2. Populate destination table with original table's data:

In [36]:
for row in new_format_df.itertuples():
    # Define the key variables in each row:
    year = row.date.year
    month = row.date.month
    day = row.date.day
    day_formatted = 'D' + f'{day:02}'
    
    # Extract relevant value from origin table:
    # We obtain the day column and filter by 'year', 'month' and 'PUNTO_MUESTREO'
    no2_value = no2_no_v_df[day_formatted][
        (no2_no_v_df['PUNTO_MUESTREO'] == row.PUNTO_MUESTREO) &
        (no2_no_v_df['MES'] == month) &
        (no2_no_v_df['ANO'] == year)].item()
    
    # Write relevant data retrieved from origin table to destination table:
    # we write the 'no2' column from the row with that timestamp and that 'PUNTO_MUESTREO'
    new_format_df.loc[
            (new_format_df['date'] == datetime(year=year, month=month, day=day)) &
            (new_format_df['PUNTO_MUESTREO'] == row.PUNTO_MUESTREO)
            , 'no2'] = no2_value
    
new_format_df.head()

Unnamed: 0,date,PROVINCIA,MUNICIPIO,ESTACION,PUNTO_MUESTREO,no2
0,2018-01-01,28,79,4,28079004_8_8,21.0
1,2018-01-01,28,79,8,28079008_8_8,47.0
2,2018-01-01,28,79,11,28079011_8_8,24.0
3,2018-01-01,28,79,16,28079016_8_8,31.0
4,2018-01-01,28,79,17,28079017_8_8,22.0


## Step 3: Store the data

It seems we will be having a lot of rows and a relatively simple data strcuture. I would clearly go for a SQL approach, we do not need the flexibility of a NonSQL database such as Mongo. We need to be able to store the data as efficiently as possible and I know from experience that **PostgreSQL** is easy to use, quick and efficient.

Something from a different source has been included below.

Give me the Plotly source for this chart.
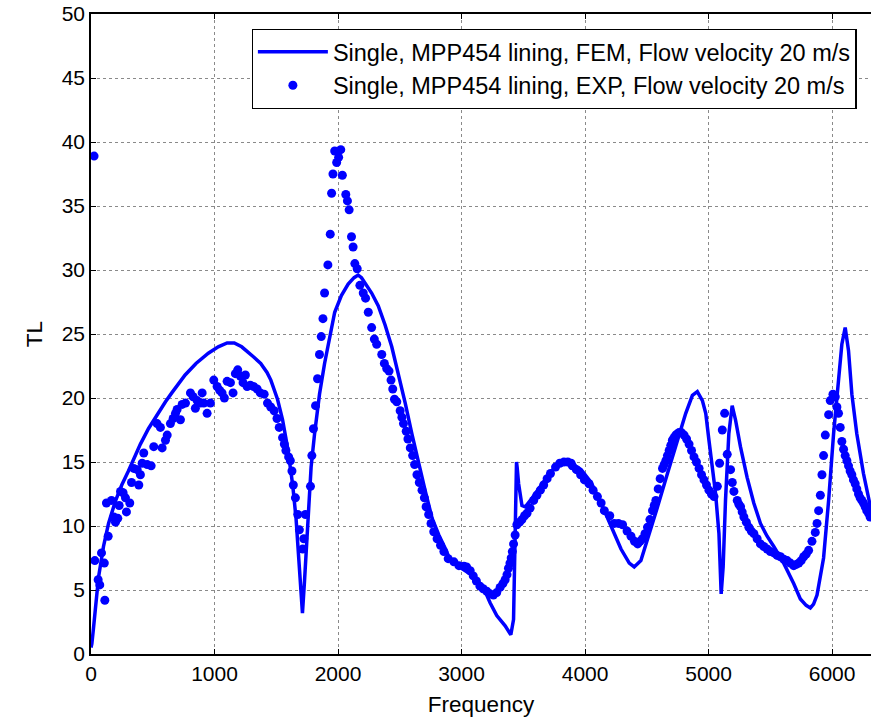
import plotly.graph_objects as go

# FEM (solid line)
fem_freq = [0, 7, 20, 34, 61, 101, 142, 196, 249, 303, 346, 400, 465, 546, 603, 654, 762, 850, 950,
            1030, 1102, 1160, 1220, 1317, 1374, 1425, 1456, 1510, 1551, 1592, 1633, 1660, 1674, 1695,
            1712, 1728, 1742, 1763, 1782, 1810, 1850, 1891, 1932, 1973, 2027, 2082, 2130, 2163, 2190,
            2218, 2272, 2326, 2381, 2435, 2490, 2544, 2598, 2653, 2707, 2762, 2816, 2870, 2905, 2950,
            3000, 3095, 3177, 3231, 3285, 3353, 3399, 3421, 3427, 3437, 3445, 3450, 3462, 3489, 3516,
            3557, 3638, 3720, 3801, 3850, 3887, 3968, 4049, 4129, 4210, 4291, 4358, 4398, 4452, 4506,
            4587, 4667, 4748, 4815, 4869, 4909, 4950, 4977, 5003, 5030, 5057, 5084, 5102, 5118, 5137,
            5164, 5191, 5218, 5258, 5312, 5366, 5420, 5474, 5528, 5608, 5689, 5743, 5790, 5824, 5850,
            5878, 5931, 5972, 6012, 6052, 6079, 6106, 6133, 6160, 6200, 6254, 6307, 6330]
fem_tl = [0.5, 0.8, 2.0, 3.2, 6.0, 8.4, 10.2, 11.9, 13.2, 14.3, 15.3, 16.4, 17.6, 18.9, 19.7, 20.4, 21.8, 22.7, 23.5,
          24.0, 24.3, 24.3, 24.0, 23.2, 22.7, 22.0, 21.4, 19.9, 18.3, 16.1, 13.2, 10.6, 8.5, 5.9,
          3.2, 5.6, 8.0, 11.9, 14.6, 17.2, 20.3, 22.7, 24.8, 26.7, 28.0, 28.9, 29.4, 29.6, 29.4,
          29.0, 28.2, 27.2, 25.7, 24.0, 21.9, 19.6, 17.2, 14.8, 12.7, 10.6, 9.3, 8.2, 7.4, 7.1,
          6.7, 6.1, 5.2, 4.0, 3.0, 2.2, 1.5, 2.7, 6.8, 13.3, 15.0, 14.6, 13.3, 11.6, 11.5,
          12.0, 13.1, 14.2, 15.0, 15.1, 14.9, 14.4, 13.4, 11.8, 10.0, 8.2, 7.1, 6.8, 7.3, 8.9,
          11.5, 14.1, 16.7, 18.8, 20.2, 20.5, 19.8, 18.8, 16.7, 14.6, 12.5, 9.4, 4.7, 6.8, 12.0,
          17.2, 19.4, 18.3, 16.2, 13.8, 11.8, 10.2, 9.2, 8.4, 7.1, 5.5, 4.3, 3.8, 3.6, 3.9,
          4.6, 7.5, 12.0, 17.2, 21.1, 24.2, 25.5, 23.7, 20.3, 17.2, 14.1, 11.5, 10.6]

# EXP (dots)
exp_freq = [25, 31, 58, 71, 85, 108, 112, 125, 139, 166, 185, 198, 217, 228, 239, 260, 279, 287, 314, 328,
            346, 374, 387, 400, 414, 427, 455, 487, 508, 535, 562, 576, 603, 617, 643, 665, 684, 697, 724,
            738, 765, 805, 827, 845, 859, 886, 900, 913, 940, 967, 994, 1021, 1042, 1061, 1080, 1102, 1129,
            1150, 1169, 1188, 1210, 1231, 1250, 1264, 1290, 1317, 1345, 1371, 1402, 1429, 1455, 1483, 1506,
            1524, 1551, 1565, 1578, 1600, 1614, 1627, 1638, 1655, 1674, 1687, 1714, 1723, 1736, 1777, 1788,
            1801, 1818, 1834, 1850, 1864, 1878, 1891, 1918, 1937, 1948, 1959, 1973, 1989, 2005, 2022, 2035,
            2063, 2076, 2090, 2109, 2122, 2136, 2155, 2177, 2204, 2223, 2245, 2272, 2294, 2313, 2354, 2375,
            2394, 2413, 2429, 2443, 2457, 2476, 2503, 2517, 2530, 2552, 2566, 2585, 2604, 2620, 2639, 2658,
            2680, 2699, 2713, 2734, 2753, 2775, 2802, 2830, 2857, 2892, 2938, 2979, 3020, 3041, 3070, 3095,
            3120, 3149, 3175, 3204, 3230, 3258, 3285, 3312, 3335, 3353, 3368, 3380, 3392, 3402, 3411, 3421,
            3434, 3448, 3470, 3489, 3510, 3530, 3555, 3584, 3610, 3638, 3665, 3693, 3720, 3761, 3795, 3829,
            3860, 3887, 3897, 3930, 3964, 3995, 4032, 4065, 4100, 4130, 4156, 4200, 4237, 4270, 4304, 4340,
            4372, 4400, 4426, 4445, 4465, 4485, 4506, 4525, 4546, 4560, 4573, 4592, 4608, 4627, 4640, 4654,
            4667, 4681, 4694, 4707, 4720, 4734, 4748, 4761, 4780, 4802, 4822, 4842, 4862, 4882, 4902, 4923,
            4943, 4963, 4983, 5003, 5023, 5044, 5071, 5089, 5111, 5130, 5151, 5178, 5192, 5205, 5232, 5245,
            5259, 5272, 5286, 5306, 5326, 5346, 5367, 5393, 5420, 5447, 5474, 5500, 5528, 5555, 5582, 5609,
            5636, 5662, 5689, 5710, 5730, 5750, 5770, 5790, 5810, 5837, 5864, 5878, 5891, 5905, 5918, 5931,
            5945, 5972, 5985, 6007, 6026, 6039, 6052, 6066, 6079, 6093, 6106, 6120, 6133, 6146, 6160, 6173,
            6187, 6200, 6214, 6227, 6241, 6254, 6268, 6281, 6295, 6308]
exp_tl = [38.9, 7.3, 5.8, 5.4, 7.9, 7.1, 4.2, 11.8, 9.2, 12.0, 10.7, 10.3, 10.6, 11.6, 12.7, 12.6, 12.2, 11.1, 11.8, 13.4,
          14.5, 14.4, 13.2, 14.0, 14.9, 15.7, 14.8, 14.7, 16.2, 18.0, 17.7, 16.1, 16.7, 17.1, 18.0, 18.4, 18.8, 19.1, 18.3,
          19.5, 19.6, 20.4, 20.1, 19.2, 19.8, 19.6, 20.4, 19.6, 18.8, 19.6, 21.4, 20.9, 20.6, 20.4, 20.0, 21.3, 21.2,
          20.4, 21.9, 22.2, 21.7, 21.2, 21.8, 20.9, 21.0, 20.9, 20.7, 20.4, 20.3, 19.6, 19.3, 19.0, 18.4,
          17.7, 16.9, 16.4, 15.9, 15.4, 15.1, 14.3, 13.2, 12.2, 10.9, 9.7, 8.2, 9.0, 10.9, 13.1, 15.5,
          17.6, 19.4, 21.5, 23.4, 24.8, 26.2, 28.2, 30.4, 32.8, 36.0, 37.5, 39.3, 38.4, 38.8, 39.4, 37.4,
          35.9, 35.4, 34.7, 32.6, 31.8, 30.5, 30.1, 28.8, 28.2, 27.8, 26.7, 25.5, 24.6, 24.2, 23.4, 22.7,
          22.3, 22.1, 21.4, 20.7, 19.9, 19.7, 19.0, 18.5, 18.0, 17.4, 16.8, 16.1, 15.5, 14.8, 14.0, 13.4,
          12.8, 12.2, 11.5, 10.9, 10.2, 9.55, 9.0, 8.5, 8.0, 7.45, 7.2, 6.9, 6.85, 6.8, 6.5, 6.1,
          5.7, 5.3, 5.1, 4.9, 4.7, 4.6, 4.8, 5.2, 5.5, 5.8, 6.2, 6.7, 7.1, 7.5, 8.0, 8.6,
          9.3, 10.1, 10.3, 10.5, 10.8, 11.0, 11.4, 12.0, 12.4, 12.8, 13.2, 13.7, 14.1, 14.6, 14.9, 15.0,
          15.0, 14.9, 14.7, 14.4, 14.0, 13.6, 13.3, 12.8, 12.3, 11.8, 11.2, 10.8, 10.2, 10.2, 10.1, 9.6,
          9.2, 8.8, 8.6, 8.8, 9.0, 9.4, 9.9, 10.5, 11.2, 11.6, 12.0, 12.9, 13.7, 14.5, 14.8, 15.1,
          15.5, 15.9, 16.3, 16.7, 16.9, 17.1, 17.2, 17.3, 17.3, 17.1, 16.8, 16.4, 15.9, 15.4, 15.0, 14.5,
          14.0, 13.6, 13.2, 12.8, 12.5, 12.3, 13.1, 14.9, 17.5, 18.8, 15.6, 14.4, 13.4, 12.7, 12.0, 11.7,
          11.5, 11.1, 10.7, 10.3, 9.9, 9.6, 9.4, 9.0, 8.6, 8.4, 8.2, 8.0, 7.9, 7.7, 7.6, 7.4,
          7.3, 7.1, 6.9, 7.0, 7.1, 7.3, 7.6, 7.8, 8.1, 8.8, 9.5, 10.2, 11.2, 12.4, 14.0, 15.5,
          17.1, 18.7, 19.8, 20.3, 20.1, 19.3, 18.8, 17.7, 16.6, 16.0, 15.5, 15.1, 14.7, 14.3, 14.0, 13.6,
          13.3, 12.9, 12.5, 12.2, 12.0, 11.8, 11.5, 11.2, 11.0, 10.7]

x_ticks = [0, 1000, 2000, 3000, 4000, 5000, 6000]
y_ticks = [0, 5, 10, 15, 20, 25, 30, 35, 40, 45, 50]

FONT = "Arial, Liberation Sans, sans-serif"

fig = go.Figure()
fig.add_trace(go.Scatter(x=fem_freq, y=fem_tl, mode="lines",
                         line=dict(color="#0000ff", width=3.5),
                         name="Single, MPP454 lining, FEM, Flow velocity 20 m/s"))
fig.add_trace(go.Scatter(x=exp_freq, y=exp_tl, mode="markers",
                         marker=dict(color="#0000ff", size=9, line=dict(width=0)),
                         name="Single, MPP454 lining, EXP, Flow velocity 20 m/s"))

axis_common = dict(showgrid=True, gridcolor="#8a8a8a", griddash="dot", gridwidth=1,
                   zeroline=False, showline=True, linecolor="black", linewidth=1.5,
                   ticks="inside", ticklen=5, tickcolor="black",
                   tickfont=dict(family=FONT, size=21, color="black"))

fig.update_xaxes(range=[0, 6315], tickvals=x_ticks, ticktext=[str(v) for v in x_ticks],
                 mirror="ticks",
                 title=dict(text="Frequency", font=dict(family=FONT, size=22.5, color="black"), standoff=12),
                 **axis_common)
fig.update_yaxes(range=[0, 50], tickvals=y_ticks, ticktext=[str(v) for v in y_ticks],
                 title=dict(text="TL", font=dict(family=FONT, size=22.5, color="black"), standoff=13),
                 **axis_common)

fig.update_layout(
    width=871, height=718,
    margin=dict(l=91, r=0, t=14, b=64),
    plot_bgcolor="white", paper_bgcolor="white",
    font=dict(family=FONT, color="black"),
    legend=dict(x=0.206, y=0.977, xanchor="left", yanchor="top",
                bgcolor="white", bordercolor="black", borderwidth=1.2,
                font=dict(family=FONT, size=23.5, color="black"),
                itemwidth=70),
    showlegend=True,
)

fig.write_html("out.html")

The problem that we might have with **PostgreSQL** is that it is not natively distributed so it is not that good working in a lot of nodes simultaneously. As a consequence **PostgreSQL** cannot scale horizontally, having a huge database on the cloud might be expensive.

For the moment I would go with **PostgreSQL** but always keeping in mind those problems.